■ **GIVEN EXERCISE**: Examine the material below and count the lines that hold the word "React". Report only the number.

■ **RAW DATA**:
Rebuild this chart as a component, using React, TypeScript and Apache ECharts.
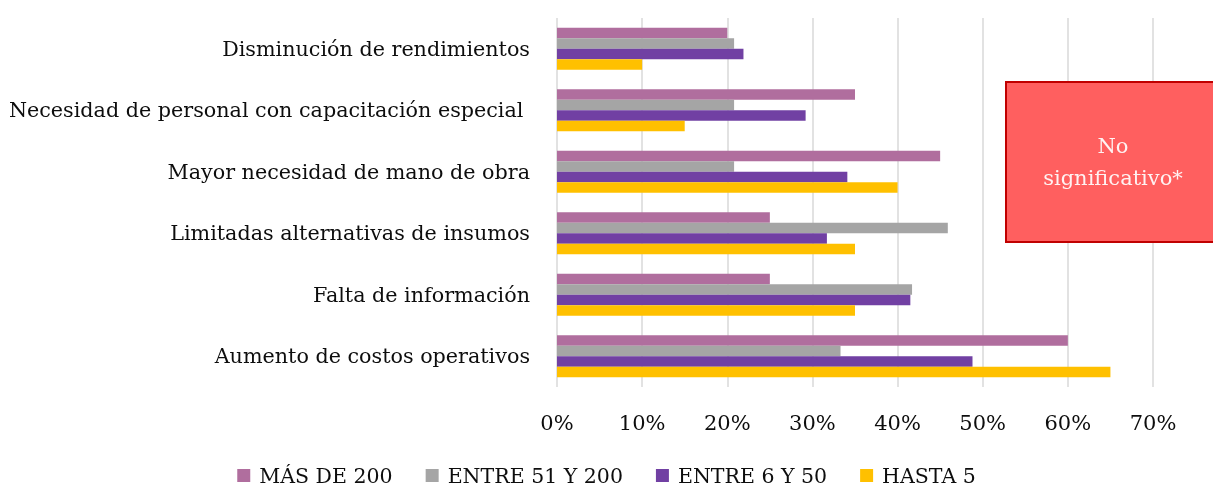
import React, { useEffect, useRef } from "react";
import * as echarts from "echarts";

const categories = [
  "Disminución de rendimientos",
  "Necesidad de personal con capacitación especial ",
  "Mayor necesidad de mano de obra",
  "Limitadas alternativas de insumos",
  "Falta de información",
  "Aumento de costos operativos",
];

const seriesNames = ["MÁS DE 200", "ENTRE 51 Y 200", "ENTRE 6 Y 50", "HASTA 5"];
const masDe200 = [20, 35, 45, 25, 25, 60];
const entre51y200 = [20.8, 20.8, 20.8, 45.9, 41.7, 33.3];
const entre6y50 = [21.9, 29.2, 34.1, 31.7, 41.5, 48.8];
const hasta5 = [10, 15, 40, 35, 35, 65];
const colors = ["#B06E9E", "#A5A5A5", "#7140A3", "#FFC000"];
const xTicks = { min: 0, max: 70, interval: 10 };
const noteText = "No\nsignificativo*";

const FONT = "'DejaVu Serif', serif";

export default function App() {
  const ref = useRef<HTMLDivElement>(null);
  useEffect(() => {
    if (!ref.current) return;
    const chart = echarts.init(ref.current, undefined, { renderer: "svg" });
    const values = [masDe200, entre51y200, entre6y50, hasta5];
    chart.setOption({
      animation: false,
      textStyle: { fontFamily: FONT },
      grid: { left: 557, right: 60, top: 18, bottom: 99, containLabel: false },
      legend: {
        data: seriesNames,
        left: "center",
        top: 465,
        padding: 0,
        itemWidth: 13,
        itemHeight: 13,
        itemGap: 33,
        icon: "rect",
        textStyle: { fontFamily: FONT, fontSize: 20.5, color: "#0d0d0d", padding: [0, 0, 0, 4] },
      },
      xAxis: {
        type: "value",
        min: xTicks.min,
        max: xTicks.max,
        interval: xTicks.interval,
        axisLine: { show: false },
        axisTick: { show: false },
        axisLabel: {
          formatter: "{value}%",
          margin: 25,
          fontFamily: FONT,
          fontSize: 21,
          color: "#0d0d0d",
        },
        splitLine: { show: true, lineStyle: { color: "#D9D9D9", width: 1.5 } },
      },
      yAxis: {
        type: "category",
        inverse: true,
        data: categories,
        axisLine: { show: false },
        axisTick: { show: false },
        axisLabel: { margin: 27, fontFamily: FONT, fontSize: 20.7, color: "#0d0d0d" },
      },
      series: seriesNames.map((name, i) => ({
        name,
        type: "bar",
        data: values[i],
        barGap: "0%",
        barCategoryGap: "32%",
        itemStyle: { color: colors[i] },
      })),
      graphic: [
        {
          type: "rect",
          z: 100,
          shape: { x: 1006, y: 82, width: 214, height: 160 },
          style: { fill: "#FF5F5F", stroke: "#C00000", lineWidth: 2 },
        },
        {
          type: "text",
          z: 101,
          x: 1113,
          y: 162,
          style: {
            text: noteText,
            fill: "#FFF2F2",
            font: "21px 'DejaVu Serif', serif",
            align: "center",
            verticalAlign: "middle",
            lineHeight: 32,
          },
        },
      ],
    });
    return () => chart.dispose();
  }, []);
  return (
    <div
      ref={ref}
      style={{ position: "fixed", left: 0, top: 0, width: 1213, height: 486 }}
    />
  );
}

■ **WRITTEN REPLY**: 2